Gaza: un ambitieux plan de reconstruction lancé par l’Égypte
C’est le moyen pour le pays d’Abdel Fattah al-Sissi de réaffirmer sur la scène internationale son rôle essentiel au Proche-Orient. Le Caire a promis de débloquer 500 millions de dollars pour Gaza. Une somme colossale pour l’Égypte.
Les télévisions égyptiennes se plaisent à diffuser des portraits du président Abdel Fattah al-Sissi qui ont fleuri à Gaza, rapporte notre correspondant au Caire, Alexandre Buccianti. En parvenant à établir une trêve entre le Hamas et Israël le 21 mai après onze jours d’une nouvelle guerre entre l’enclave palestinienne et Israël, le président égyptien a réussi à s’imposer comme un acteur régional incontournable auprès des Occidentaux, et surtout de son homologue américain Joe Biden, qui le critiquait encore récemment sur la situation des droits de l’homme dans le pays.
Cet activisme diplomatique égyptien pour régler ce conflit est venu couronner des efforts diplomatiques de longue haleine menés par Le Caire pour recouvrer son rôle régional, après des années de marginalisation diplomatique liée à l’instabilité politique ayant suivi le soulèvement populaire de 2011.
Pour consolider ce rôle retrouvé au-delà de la trêve, l’Égypte va débloquer 500 millions de dollars pour reconstruire l’enclave palestinienne, où vivent entassées quelque deux millions de personnes sous blocus israélien depuis près de quinze ans. À ce plan égyptien s’ajoute plusieurs centaines de millions de dollars de la part des pays du Golfe.

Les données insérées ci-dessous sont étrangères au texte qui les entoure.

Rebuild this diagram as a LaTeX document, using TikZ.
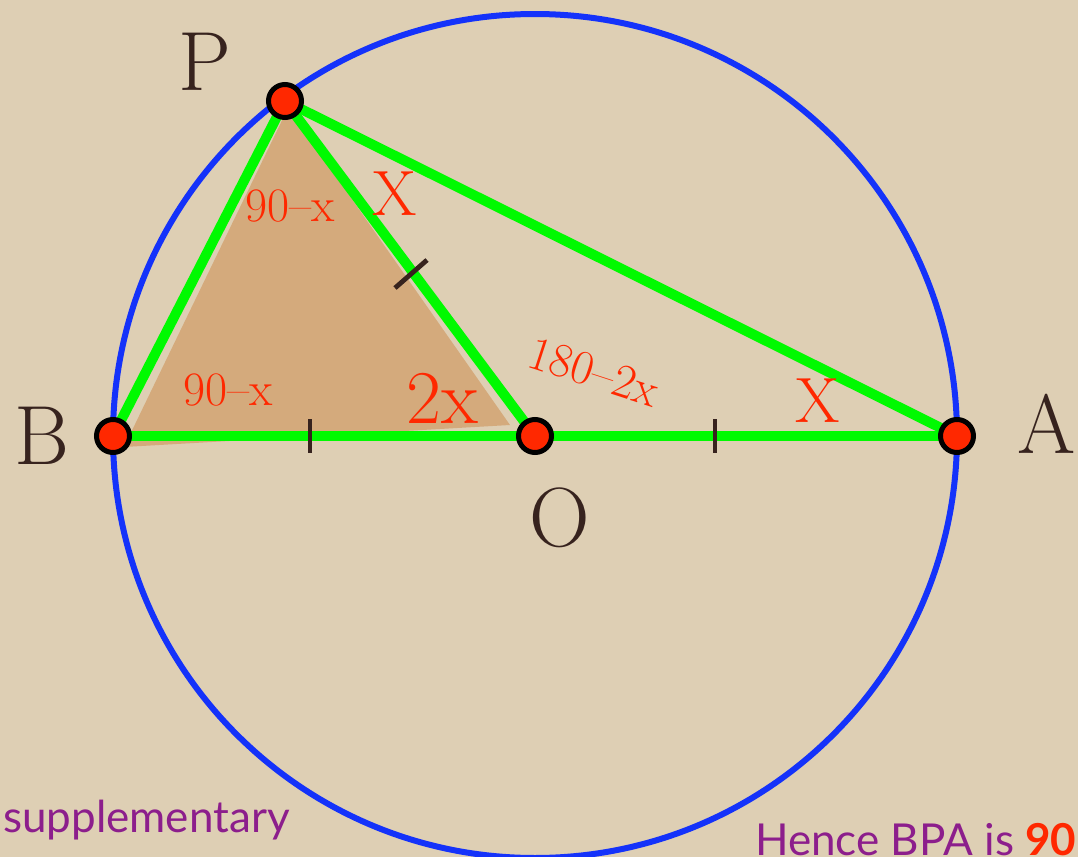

Ce sont les entreprises égyptiennes qui se chargeront de la reconstruction de Gaza. Ce qui permettra de surmonter les objections israéliennes à une reconstruction gérée par le Hamas. Le mouvement a mis en sourdine sa fibre islamiste et arrêté son soutien au Groupe État islamique du Sinaï égyptien. En 2017, le mouvement palestinien avait assuré qu’il prenait ses distances avec la confrérie des Frères musulmans, considérée comme « terroriste » par Le Caire.
Les entreprises détenues par l’armée, principales bénéficiaires
Avec ce plan, l’Égypte renoue enfin avec l’histoire, puisque c’est elle qui gérait Gaza de 1948 à 1967. Cet investissement massif sera également bénéfique pour l’économie égyptienne, surtout les entreprises détenues par l’armée, fortement représentées dans le secteur de la construction, un des principaux moteurs de la croissance.
L’Egypte a annoncé l’envoi d’engins de construction et d’équipes techniques à Gaza pour « déblayer les décombres » et préparer la reconstruction. Elle a également annoncé un « forum sur la reconstruction de Gaza » qui se déroule au Caire depuis jeudi 10 juin jusqu’à dimanche 13 juin. Il réunit responsables politiques et entrepreneurs privés de la région, sous l’égide du Premier ministre égyptien Mostafa Madbouli.
Malgré la pandémie de coronavirus, la croissance du PIB égyptien a atteint 3,6% en 2019-2020, selon les chiffres officiels. Mais près d’un tiers (29,7%) de ses 102 millions d’habitants vit sous le seuil de pauvreté.